As example, multinomial LR would be something like this:

mod.glmnet <- glmnet::cv.glmnet( x = t(reference$Z_corr), y = as.factor(reference$meta_data$cell_type), family = "multinomial", alpha = 0, type.multinomial = "grouped" )

predictions = mod.glmnet %>% predict(t(query$Z), type = 'class', s = 'lambda.min')

@ilyakorsunsky has implemented a slightly more sophisticated version of this for the Fibroblast Atlas from our lab, where each soft cluster learns it's own model, then for a given query cell it incorporates predictions from all soft clusters.

mihem commented 2 years ago

Thanks for the insights. Okay, but training the multinomial LR took extremely long and that's also part of the pipeline. I mean it's not super important, but isn't there a faster C++ implemented knn library that you can use?

joycekang commented 2 years ago

Fair point! I have it on the todo list - do you happen to have a suggestion for a faster C++ implemented library?

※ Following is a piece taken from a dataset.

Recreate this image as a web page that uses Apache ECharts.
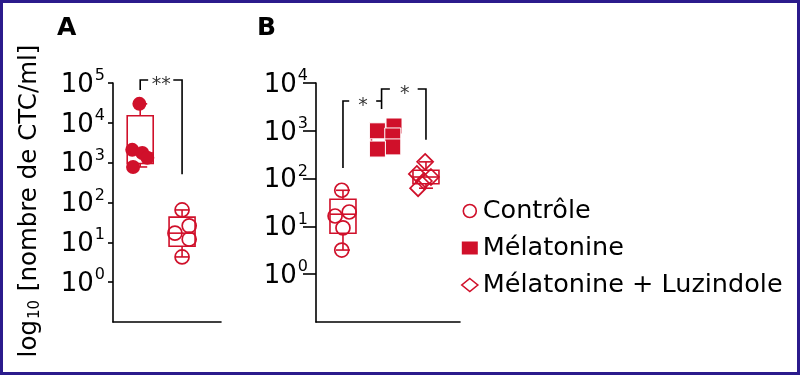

mihem commented 2 years ago

Cool. Sorry, no real expertise on that. Some googing led me to: https://github.com/eddelbuettel/rcppannoy which is a well-maintained package and is used by Seurat, based on the python Annoy package from Spotify https://github.com/jlmelville/rcpphnsw also well maintained Again no expert, but I guess if those have a similar accuracy in your benchmarking, they are a great choice because they should lead to an enormous (>100x?) speed increase.